*AIM:*
Your task is to retype, word for word, the lines from the start of the data through the line holding "handles.append(b)". Do not include the pictures.

*MATERIAL:*
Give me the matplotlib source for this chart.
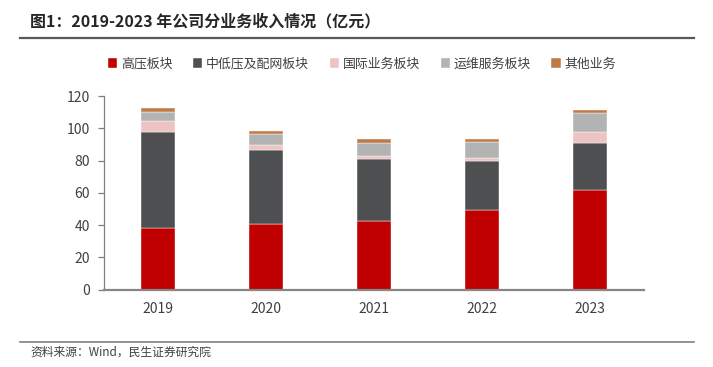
import matplotlib
matplotlib.use("Agg")
import matplotlib.pyplot as plt
from matplotlib.lines import Line2D
import numpy as np

plt.rcParams['font.family'] = ['Noto Sans CJK SC', 'DejaVu Sans']

years = ['2019', '2020', '2021', '2022', '2023']
series_names = ['高压板块', '中低压及配网板块', '国际业务板块', '运维服务板块', '其他业务']
high_voltage = [38.2, 40.5, 42.4, 49.4, 61.4]
mid_low_voltage = [59.6, 45.8, 38.3, 30.0, 29.2]
international = [6.7, 3.3, 2.0, 1.9, 7.0]
om_services = [5.7, 6.6, 8.3, 10.1, 12.0]
other = [2.3, 2.2, 2.5, 1.9, 1.9]
colors = ['#C00000', '#4D4F51', '#EDC3C3', '#B3B3B3', '#C07A48']

W, H = 713, 367
fig = plt.figure(figsize=(W / 100, H / 100), dpi=100)
ax = fig.add_axes([104 / W, 1 - 289.5 / H, (644 - 104) / W, (289.5 - 96) / H])

x = np.arange(len(years))
bottom = np.zeros(len(years))
handles = []
for name, vals, c in zip(series_names,
                         [high_voltage, mid_low_voltage, international, om_services, other],
                         colors):
    b = ax.bar(x, vals, width=0.32, bottom=bottom, color=c, label=name,
               edgecolor='white', linewidth=0.3)
    bottom += np.array(vals)
    handles.append(b)

ax.set_xlim(-0.5, len(years) - 0.5)
ax.set_ylim(0, 120)
ax.set_yticks(range(0, 121, 20))
ax.set_xticks(x)
ax.set_xticklabels(years)
for s in ['top', 'right']:
    ax.spines[s].set_visible(False)
ax.spines['left'].set_color('#7F7F7F')
ax.spines['left'].set_linewidth(0.9)
ax.spines['bottom'].set_color('#868686')
ax.spines['bottom'].set_linewidth(1.6)
ax.tick_params(axis='y', length=4, color='#7F7F7F', width=0.9, labelsize=10,
               labelcolor='#404040', pad=6)
ax.tick_params(axis='x', length=0, labelsize=10, labelcolor='#404040', pad=9)

fig.legend(handles=handles, labels=series_names, loc='center',
           bbox_to_anchor=(362 / W, 1 - 64 / H), ncol=5, frameon=False,
           fontsize=9.3, handlelength=0.7, handleheight=0.7, handletextpad=0.3,
           columnspacing=1.6, labelcolor='#404040')

fig.text(30 / W, 1 - 21 / H, '图1：2019-2023 年公司分业务收入情况（亿元）',
         fontsize=11.5, fontweight='bold', color='#262626', va='center', ha='left')
fig.add_artist(Line2D([20 / W, 694 / W], [1 - 37.5 / H, 1 - 37.5 / H],
                      color='#595959', linewidth=1.6, transform=fig.transFigure))
fig.add_artist(Line2D([20 / W, 694 / W], [1 - 342 / H, 1 - 342 / H],
                      color='#7F7F7F', linewidth=1.2, transform=fig.transFigure))
fig.text(30 / W, 1 - 352 / H, '资料来源：Wind，民生证券研究院',
         fontsize=8.5, color='#404040', va='center', ha='left')

fig.savefig('out.png', dpi=100)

*EXPECTED ANSWER:*
Give me the matplotlib source for this chart.
import matplotlib
matplotlib.use("Agg")
import matplotlib.pyplot as plt
from matplotlib.lines import Line2D
import numpy as np

plt.rcParams['font.family'] = ['Noto Sans CJK SC', 'DejaVu Sans']

years = ['2019', '2020', '2021', '2022', '2023']
series_names = ['高压板块', '中低压及配网板块', '国际业务板块', '运维服务板块', '其他业务']
high_voltage = [38.2, 40.5, 42.4, 49.4, 61.4]
mid_low_voltage = [59.6, 45.8, 38.3, 30.0, 29.2]
international = [6.7, 3.3, 2.0, 1.9, 7.0]
om_services = [5.7, 6.6, 8.3, 10.1, 12.0]
other = [2.3, 2.2, 2.5, 1.9, 1.9]
colors = ['#C00000', '#4D4F51', '#EDC3C3', '#B3B3B3', '#C07A48']

W, H = 713, 367
fig = plt.figure(figsize=(W / 100, H / 100), dpi=100)
ax = fig.add_axes([104 / W, 1 - 289.5 / H, (644 - 104) / W, (289.5 - 96) / H])

x = np.arange(len(years))
bottom = np.zeros(len(years))
handles = []
for name, vals, c in zip(series_names,
                         [high_voltage, mid_low_voltage, international, om_services, other],
                         colors):
    b = ax.bar(x, vals, width=0.32, bottom=bottom, color=c, label=name,
               edgecolor='white', linewidth=0.3)
    bottom += np.array(vals)
    handles.append(b)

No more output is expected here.